GIVEN MATERIAL |

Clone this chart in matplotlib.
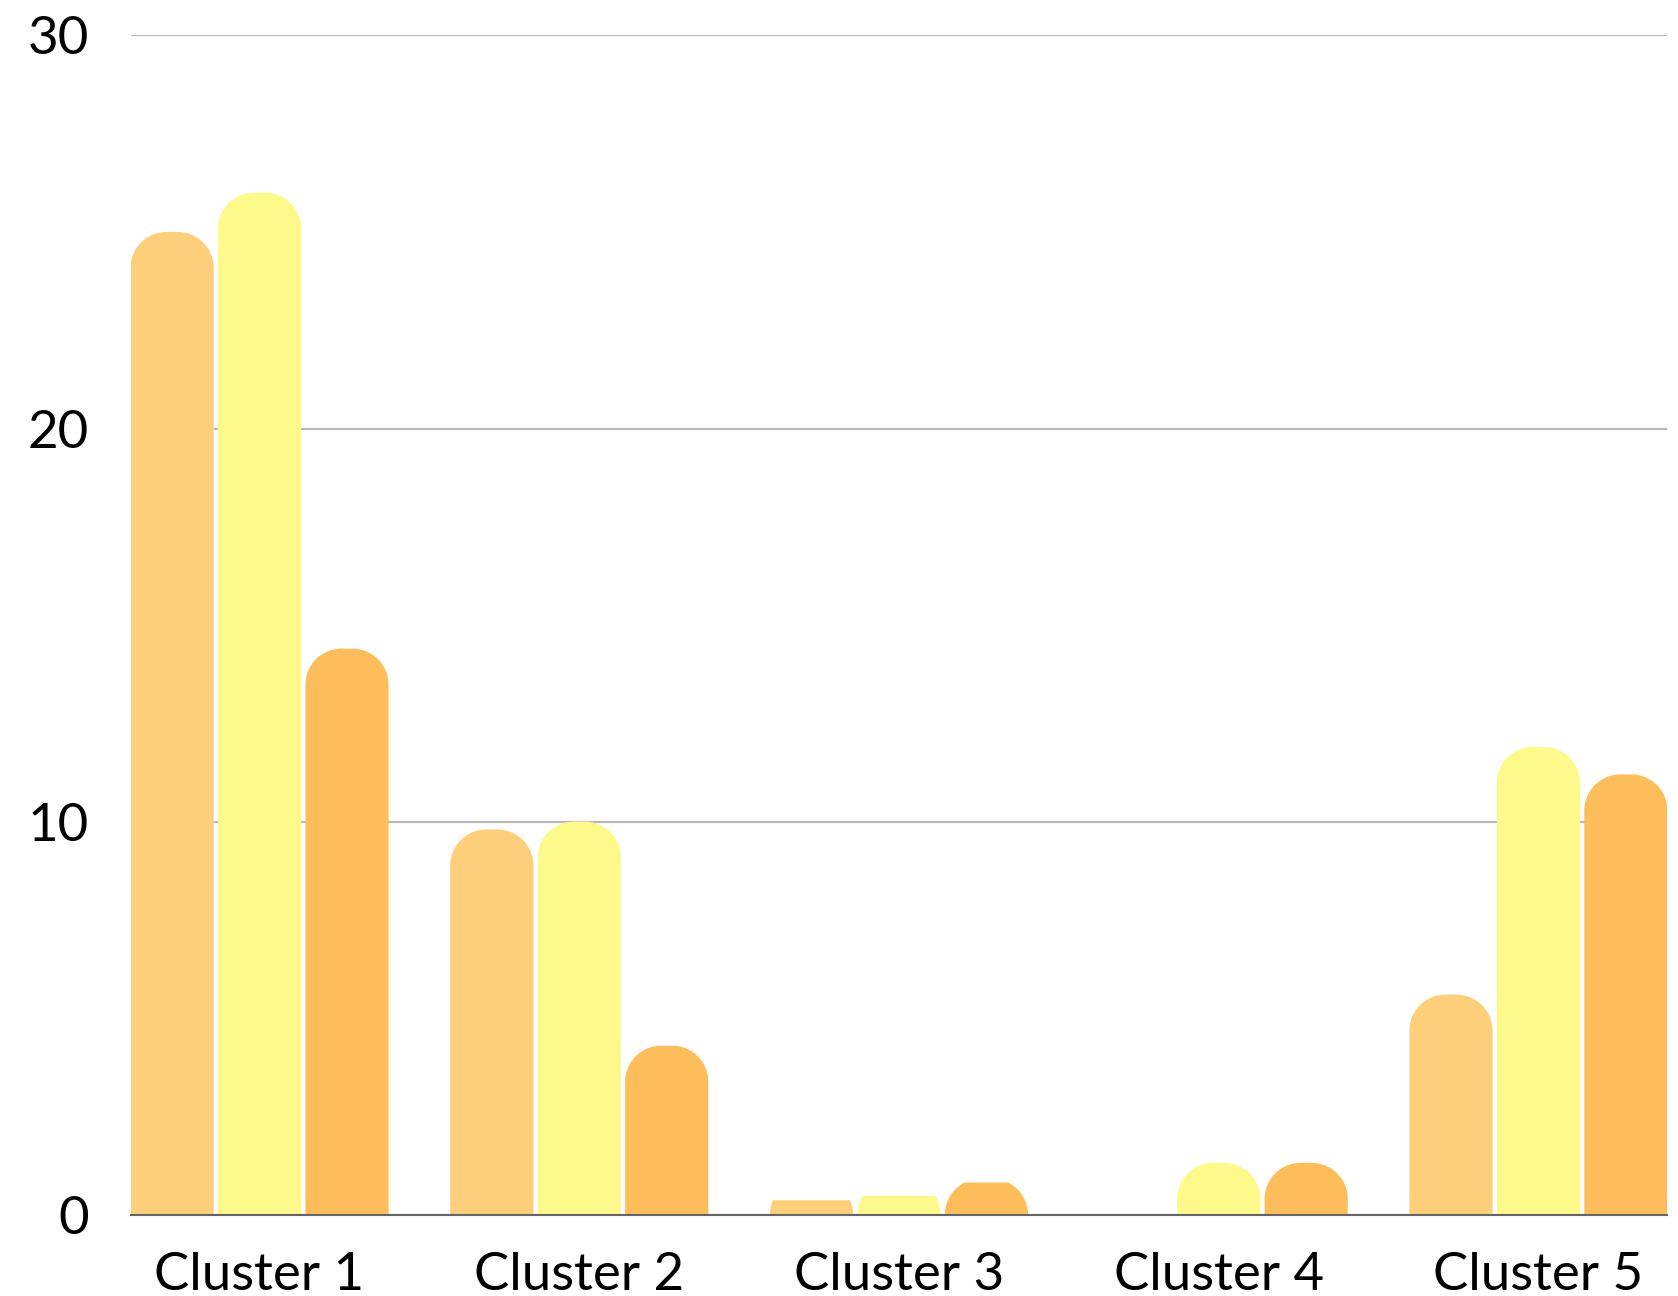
import numpy as np
import matplotlib as mpl
mpl.use('Agg')
import matplotlib.pyplot as plt
from matplotlib.path import Path
from matplotlib.patches import PathPatch

# data
clusters = ['Cluster 1', 'Cluster 2', 'Cluster 3', 'Cluster 4', 'Cluster 5']
series_a = [25.0, 9.8, 0.37, 0.0, 5.6]
series_b = [26.0, 10.0, 0.48, 1.32, 11.9]
series_c = [14.4, 4.3, 0.82, 1.32, 11.2]
yticks = [0, 10, 20, 30]

colors = ['#fdcf7a', '#fdf98b', '#febd5b']
bar_w = 0.26
step = 0.2735
radius_px = 36

plt.rcParams['font.family'] = ['Lato', 'DejaVu Sans']

fig = plt.figure(figsize=(16.78, 12.96), dpi=100)
ax = fig.add_axes([0.0778, 0.0627, 0.9159, 0.910])
ax.set_xlim(-0.4035, 4.4035)
ax.set_ylim(0, 30)

x = np.arange(len(clusters))
bars = []
for i, (vals, c) in enumerate(zip([series_a, series_b, series_c], colors)):
    bars.append((ax.bar(x + (i - 1) * step, vals, width=bar_w, color=c), c))

# swap the plain rectangles for ones with rounded tops
fig.canvas.draw()
x0d, y0d = ax.transData.transform((0, 0))
x1d, y1d = ax.transData.transform((1, 1))
rx = radius_px / (x1d - x0d)
ry = radius_px / (y1d - y0d)
for cont, c in bars:
    for rect in cont:
        l, w, h = rect.get_x(), rect.get_width(), rect.get_height()
        rect.remove()
        if h <= 0:
            continue
        r = l + w
        cy = max(h - ry, 0)
        theta = np.arcsin(min(1.0, (h - cy) / ry))
        a = np.linspace(np.pi, np.pi - theta, 30)
        left_arc = np.column_stack([l + rx + rx * np.cos(a), cy + ry * np.sin(a)])
        right_arc = np.column_stack([r - rx - rx * np.cos(a[::-1]), cy + ry * np.sin(a[::-1])])
        verts = np.vstack([[(l, 0)], left_arc, right_arc, [(r, 0), (l, 0)]])
        ax.add_patch(PathPatch(Path(verts, closed=True), facecolor=c,
                               edgecolor='none', zorder=2))

ax.set_yticks(yticks)
ax.set_yticklabels([str(t) for t in yticks])
ax.set_xticks(x)
ax.set_xticklabels(clusters)
ax.tick_params(axis='y', length=0, pad=30, labelsize=38)
ax.tick_params(axis='x', length=0, pad=26.5, labelsize=38)
ax.yaxis.grid(True, color='#bababa', linewidth=1.6, zorder=0)
ax.set_axisbelow(True)
for s in ['top', 'right', 'left']:
    ax.spines[s].set_visible(False)
ax.spines['bottom'].set_color('#666666')
ax.spines['bottom'].set_linewidth(1.5)
ax.spines['bottom'].set_zorder(3)

plt.savefig('out.png', dpi=100)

DIRECTION | Reproduce the material word for word, minus the images.

EXERCISE RESPONSE |
Clone this chart in matplotlib.
import numpy as np
import matplotlib as mpl
mpl.use('Agg')
import matplotlib.pyplot as plt
from matplotlib.path import Path
from matplotlib.patches import PathPatch

# data
clusters = ['Cluster 1', 'Cluster 2', 'Cluster 3', 'Cluster 4', 'Cluster 5']
series_a = [25.0, 9.8, 0.37, 0.0, 5.6]
series_b = [26.0, 10.0, 0.48, 1.32, 11.9]
series_c = [14.4, 4.3, 0.82, 1.32, 11.2]
yticks = [0, 10, 20, 30]

colors = ['#fdcf7a', '#fdf98b', '#febd5b']
bar_w = 0.26
step = 0.2735
radius_px = 36

plt.rcParams['font.family'] = ['Lato', 'DejaVu Sans']

fig = plt.figure(figsize=(16.78, 12.96), dpi=100)
ax = fig.add_axes([0.0778, 0.0627, 0.9159, 0.910])
ax.set_xlim(-0.4035, 4.4035)
ax.set_ylim(0, 30)

x = np.arange(len(clusters))
bars = []
for i, (vals, c) in enumerate(zip([series_a, series_b, series_c], colors)):
    bars.append((ax.bar(x + (i - 1) * step, vals, width=bar_w, color=c), c))

# swap the plain rectangles for ones with rounded tops
fig.canvas.draw()
x0d, y0d = ax.transData.transform((0, 0))
x1d, y1d = ax.transData.transform((1, 1))
rx = radius_px / (x1d - x0d)
ry = radius_px / (y1d - y0d)
for cont, c in bars:
    for rect in cont:
        l, w, h = rect.get_x(), rect.get_width(), rect.get_height()
        rect.remove()
        if h <= 0:
            continue
        r = l + w
        cy = max(h - ry, 0)
        theta = np.arcsin(min(1.0, (h - cy) / ry))
        a = np.linspace(np.pi, np.pi - theta, 30)
        left_arc = np.column_stack([l + rx + rx * np.cos(a), cy + ry * np.sin(a)])
        right_arc = np.column_stack([r - rx - rx * np.cos(a[::-1]), cy + ry * np.sin(a[::-1])])
        verts = np.vstack([[(l, 0)], left_arc, right_arc, [(r, 0), (l, 0)]])
        ax.add_patch(PathPatch(Path(verts, closed=True), facecolor=c,
                               edgecolor='none', zorder=2))

ax.set_yticks(yticks)
ax.set_yticklabels([str(t) for t in yticks])
ax.set_xticks(x)
ax.set_xticklabels(clusters)
ax.tick_params(axis='y', length=0, pad=30, labelsize=38)
ax.tick_params(axis='x', length=0, pad=26.5, labelsize=38)
ax.yaxis.grid(True, color='#bababa', linewidth=1.6, zorder=0)
ax.set_axisbelow(True)
for s in ['top', 'right', 'left']:
    ax.spines[s].set_visible(False)
ax.spines['bottom'].set_color('#666666')
ax.spines['bottom'].set_linewidth(1.5)
ax.spines['bottom'].set_zorder(3)

plt.savefig('out.png', dpi=100)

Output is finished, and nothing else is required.